Return Volley
We don’t doubt that U.S. Speaker of the House Nancy Pelosi was surprised to find herself in hot water last summer with the normally placid U.S. bishops. What sparked their ire was her August 2008 statement on Meet the Press that “I don’t think anybody can tell you when life begins.” Pelosi prefaced her comment by declaring herself an “ardent and practicing Catholic,” though she admitted that “there’s some areas where we [she and the Church] are in agreement and some areas where we’re not, and one being a woman’s right to choose” an abortion. She brushed off the question of when life begins by saying that “it shouldn’t have an impact on the woman’s right to choose.”

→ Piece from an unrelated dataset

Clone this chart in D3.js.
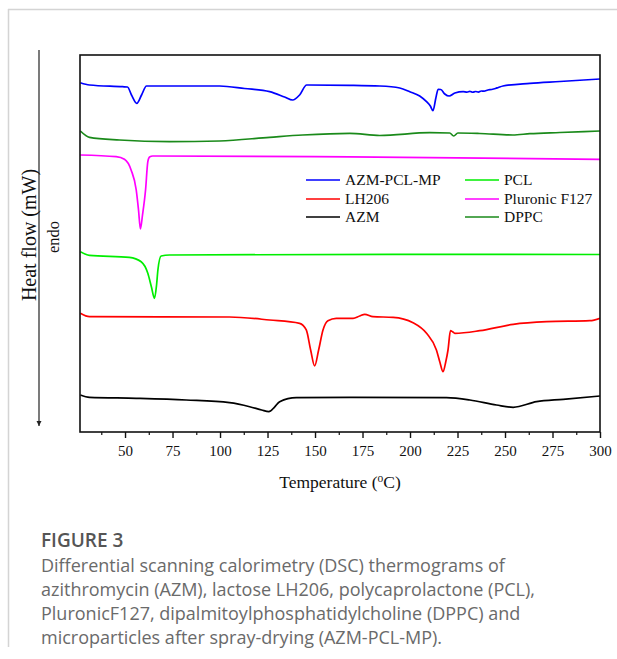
<!DOCTYPE html>
<html>
<head>
<meta charset="utf-8">
<script src="https://cdn.jsdelivr.net/npm/d3@7"></script>
<style>
  body { margin: 0; background: #fff; }
</style>
</head>
<body>
<div id="canvas"></div>
<script>
"use strict"

let svgWidth = 617
let svgHeight = 659

// plot area of the thermogram
let margin = { top: 55, right: 17, bottom: 227, left: 80 }

// x tick labels (major every 25 °C)
let xTicks = [50, 75, 100, 125, 150, 175, 200, 225, 250, 275, 300]
let xMinorTicks = [37.5, 62.5, 87.5, 112.5, 137.5, 162.5, 187.5, 212.5, 237.5, 262.5, 287.5]

// series names + colours, in legend order (col 1 then col 2)
let seriesNames = ["AZM-PCL-MP", "LH206", "AZM", "PCL", "Pluronic F127", "DPPC"]
let seriesColors = ["#0000ff", "#ff0000", "#000000", "#00ee00", "#ff00ff", "#1a8a1a"]

// temperature (°C) / stacked heat flow (offset units, endo down)
let azmPclMpT = [26.5, 31.3, 48.7, 51.3, 53.4, 56.2, 58.7, 61.3, 99.8, 112.9, 126.1, 134, 138.2, 141.9, 145.6,
    168.3, 184.1, 194.6, 199.9, 205.1, 208.7, 210.7, 212.1, 213.6, 214.8, 216.2, 218.3, 220.6, 223.6, 228,
    230, 231.5, 233, 234.5, 236, 237.5, 239, 241, 243, 245, 246.5, 248.9, 263.1, 278.9, 300]
let azmPclMpV = [92.65, 92.04, 91.59, 91.51, 89.39, 87.19, 89.39, 91.78, 91.78, 91.11, 90.27, 88.86, 88.06, 89.39, 92.04,
    91.96, 91.78, 91.25, 90.27, 89.12, 87.61, 86.47, 85.23, 88.59, 90.90, 90.85, 89.66, 89.12, 89.92, 90.27,
    90.15, 90.35, 90.12, 90.32, 90.15, 90.45, 90.40, 90.72, 90.85, 91.11, 91.38, 91.78, 92.49, 92.97, 93.63]

let dppcT = [26.5, 31.3, 47.1, 73.4, 99.8, 126.1, 143.5, 168.3, 184.1, 210.4, 220.9, 223, 225.2, 236.7, 254.1, 263.1, 278.9, 300]
let dppcV = [79.84, 78.17, 77.45, 77.0, 77.19, 78.17, 78.78, 79.23, 78.65, 79.39, 79.31, 78.51, 79.31, 79.18, 78.78, 79.13, 79.44, 79.84]

let pluronicT = [26.5, 45.3, 49.7, 53.2, 55.9, 57.1, 58.1, 59.2, 60.8, 62, 62.9, 64.6, 168.3, 300]
let pluronicV = [73.47, 73.02, 72.33, 69.5, 64.19, 58.89, 53.85, 57.56, 64.19, 71.7, 72.94, 73.21, 73.0, 72.33]

let pclT = [26.5, 31.3, 52.3, 58.5, 62, 63.9, 65.5, 66.6, 67.3, 69, 73.4, 194.6, 300]
let pclV = [47.82, 46.87, 46.34, 45.17, 42.1, 38.46, 35.46, 38.99, 42.97, 46.68, 46.95, 47.14, 47.08]

let lh206T = [26.5, 31.3, 105, 126.1, 141.9, 145.4, 147.7, 149.8, 151.9, 154.2, 156.8, 161.2, 170, 173.5, 176.2, 180.5,
    191.1, 201.6, 208.7, 213.9, 215.7, 217.4, 218.8, 220, 221.3, 222.4, 223.6, 236.7, 254.3, 271.9, 294.7, 300]
let lh206V = [31.49, 30.58, 30.5, 29.71, 28.83, 27.06, 21.75, 17.51, 21.75, 27.06, 29.52, 30.16, 30.16, 30.77, 31.22, 30.58,
    30.42, 28.99, 26.18, 21.75, 18.57, 15.99, 18.57, 21.75, 26.87, 26.6, 26.18, 26.87, 28.57, 29.26, 29.52, 30.16]

let azmT = [26.5, 31.3, 55.9, 82.2, 105, 115.6, 121.9, 125.7, 128.7, 131.4, 140.2, 168.3, 219.2, 231.5, 245.5, 254.3, 266.6, 280.6, 300]
let azmV = [9.81, 9.2, 8.94, 8.49, 7.77, 6.71, 5.84, 5.38, 6.63, 8.04, 9.1, 9.2, 9.1, 8.49, 7.16, 6.55, 8.04, 8.67, 9.55]

let captionTitle = "FIGURE 3"
let captionLines = [
    "Differential scanning calorimetry (DSC) thermograms of",
    "azithromycin (AZM), lactose LH206, polycaprolactone (PCL),",
    "PluronicF127, dipalmitoylphosphatidylcholine (DPPC) and",
    "microparticles after spray-drying (AZM-PCL-MP)."
]

let seriesT = [azmPclMpT, lh206T, azmT, pclT, pluronicT, dppcT]
let seriesV = [azmPclMpV, lh206V, azmV, pclV, pluronicV, dppcV]

let serif = "'Liberation Serif', 'Times New Roman', serif"

let svg = d3.select("#canvas")
    .append("svg")
    .attr("width", svgWidth)
    .attr("height", svgHeight)
    .style("display", "block")

let width = svgWidth - margin.left - margin.right
let height = svgHeight - margin.top - margin.bottom

let xScale = d3.scaleLinear().domain([26.3, 300]).range([0, width])
let yScale = d3.scaleLinear().domain([0, 100]).range([height, 0])

// card frame
svg.append("line")
    .attr("x1", 8).attr("y1", 9.5).attr("x2", svgWidth).attr("y2", 9.5)
    .attr("stroke", "#d4d4d4").attr("stroke-width", 1.5)
svg.append("line")
    .attr("x1", 8.5).attr("y1", 9).attr("x2", 8.5).attr("y2", 647)
    .attr("stroke", "#d4d4d4").attr("stroke-width", 1.5)

let chart = svg.append("g")
    .attr("transform", `translate(${margin.left},${margin.top})`)

// curves
let line = d3.line()
    .x(function (d) { return xScale(d[0]) })
    .y(function (d) { return yScale(d[1]) })
    .curve(d3.curveMonotoneX)

let clip = chart.append("clipPath").attr("id", "plotclip")
clip.append("rect").attr("width", width).attr("height", height)

for (let i = 0; i < seriesNames.length; i++) {
    let pts = d3.zip(seriesT[i], seriesV[i])
    chart.append("path")
        .attr("d", line(pts))
        .attr("fill", "none")
        .attr("stroke", seriesColors[i])
        .attr("stroke-width", 1.7)
        .attr("clip-path", "url(#plotclip)")
}

// frame
chart.append("rect")
    .attr("width", width)
    .attr("height", height)
    .attr("fill", "none")
    .attr("stroke", "#111")
    .attr("stroke-width", 1.6)

// x axis (major + minor ticks, outward)
let xAxis = d3.axisBottom(xScale)
    .tickValues(xTicks)
    .tickSize(6)
    .tickSizeOuter(0)
    .tickFormat(d3.format("d"))

let gx = chart.append("g")
    .attr("transform", `translate(0,${height})`)
    .call(xAxis)
gx.select(".domain").remove()
gx.selectAll(".tick line").attr("stroke", "#111").attr("stroke-width", 1.4)
gx.selectAll(".tick text")
    .attr("y", 13)
    .style("font-family", serif)
    .style("font-size", "15px")
    .attr("fill", "#111")

let gxMinor = chart.append("g")
    .attr("transform", `translate(0,${height})`)
    .call(d3.axisBottom(xScale).tickValues(xMinorTicks).tickSize(3).tickFormat(""))
gxMinor.select(".domain").remove()
gxMinor.selectAll(".tick line").attr("stroke", "#111").attr("stroke-width", 1.2)

// x title with superscript o
let xTitle = chart.append("text")
    .attr("x", width / 2)
    .attr("y", height + 56)
    .attr("text-anchor", "middle")
    .style("font-family", serif)
    .style("font-size", "17.5px")
    .attr("fill", "#111")
xTitle.append("tspan").text("Temperature (")
xTitle.append("tspan").text("o").attr("dy", -6).style("font-size", "11.5px")
xTitle.append("tspan").text("C)").attr("dy", 6)

// y axis: arrow and labels
let defs = svg.append("defs")
defs.append("marker")
    .attr("id", "arrow")
    .attr("viewBox", "0 0 10 10")
    .attr("refX", 10).attr("refY", 5)
    .attr("markerWidth", 5).attr("markerHeight", 9)
    .attr("markerUnits", "userSpaceOnUse")
    .attr("orient", "auto")
    .append("path")
    .attr("d", "M0,0 L10,5 L0,10 Z")
    .attr("fill", "#222")

svg.append("line")
    .attr("x1", 39).attr("y1", 50)
    .attr("x2", 39).attr("y2", 426)
    .attr("stroke", "#222")
    .attr("stroke-width", 1.2)
    .attr("marker-end", "url(#arrow)")

svg.append("text")
    .attr("transform", "translate(36,235) rotate(-90)")
    .attr("text-anchor", "middle")
    .style("font-family", serif)
    .style("font-size", "20px")
    .attr("fill", "#111")
    .text("Heat flow (mW)")

svg.append("text")
    .attr("transform", "translate(59,237) rotate(-90)")
    .attr("text-anchor", "middle")
    .style("font-family", serif)
    .style("font-size", "16.5px")
    .attr("fill", "#111")
    .text("endo")

// legend, two columns of three
let legendCols = [306 - margin.left, 465 - margin.left]
let legendRows = [180 - margin.top, 199 - margin.top, 217 - margin.top]

for (let i = 0; i < seriesNames.length; i++) {
    let lx = legendCols[Math.floor(i / 3)]
    let ly = legendRows[i % 3]
    chart.append("line")
        .attr("x1", lx).attr("x2", lx + 34)
        .attr("y1", ly).attr("y2", ly)
        .attr("stroke", seriesColors[i])
        .attr("stroke-width", 1.7)
    chart.append("text")
        .attr("x", lx + 39)
        .attr("y", ly + 5)
        .style("font-family", serif)
        .style("font-size", "15.5px")
        .attr("fill", "#111")
        .text(seriesNames[i])
}

// caption
svg.append("text")
    .attr("x", 41)
    .attr("y", 547)
    .style("font-family", "'Open Sans', sans-serif")
    .style("font-size", "19px")
    .style("font-weight", "600")
    .attr("fill", "#555")
    .text(captionTitle)

for (let i = 0; i < captionLines.length; i++) {
    svg.append("text")
        .attr("x", 41)
        .attr("y", 572 + i * 24)
        .style("font-family", "'Open Sans', sans-serif")
        .style("font-size", "18px")
        .attr("fill", "#6a6a6a")
        .text(captionLines[i])
}
</script>
</body>
</html>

Compounding the problem, Pelosi had been parading her Catholicism in other venues, including in an April 2008 interview with Catholic News Service, in which she said, “I have a sort of serenity about the [abortion] issue. I come from a family who doesn’t share my position on pro-choice. The Church sees it another way, and I respect that.” Pelosi’s aggressively pro-abortion congressional voting record has earned her a 100 percent rating from NARAL Pro-Choice America.
This ardent, dissenting Catholic politician also primped herself on an August 2008 segment on C-SPAN’s Q&A program as “a regular communicant.”
Her insolent braying awoke the sleeping giant: Some 30 bishops issued correctives to Pelosi’s erroneous comment about when life begins, coming as it did during a pivotal presidential election. (For the full story, see our New Oxford Note “A Lesson From the Past,” Nov. 2008.) Among that number was Archbishop George Niederauer of San Francisco, the city where Pelosi makes her home. Archbishop Niederauer, in his September 2008 statement, said, “If a Catholic in his or her personal or professional life were knowingly and obstinately to reject the defined doctrines of the Church, or knowingly and obstinately repudiate her definitive teachings on moral issues, however, he or she would seriously diminish his or her communion with the Church. Reception of Holy Communion in such a situation would not accord with the nature of the Eucharistic celebration, so that he or she should refrain.”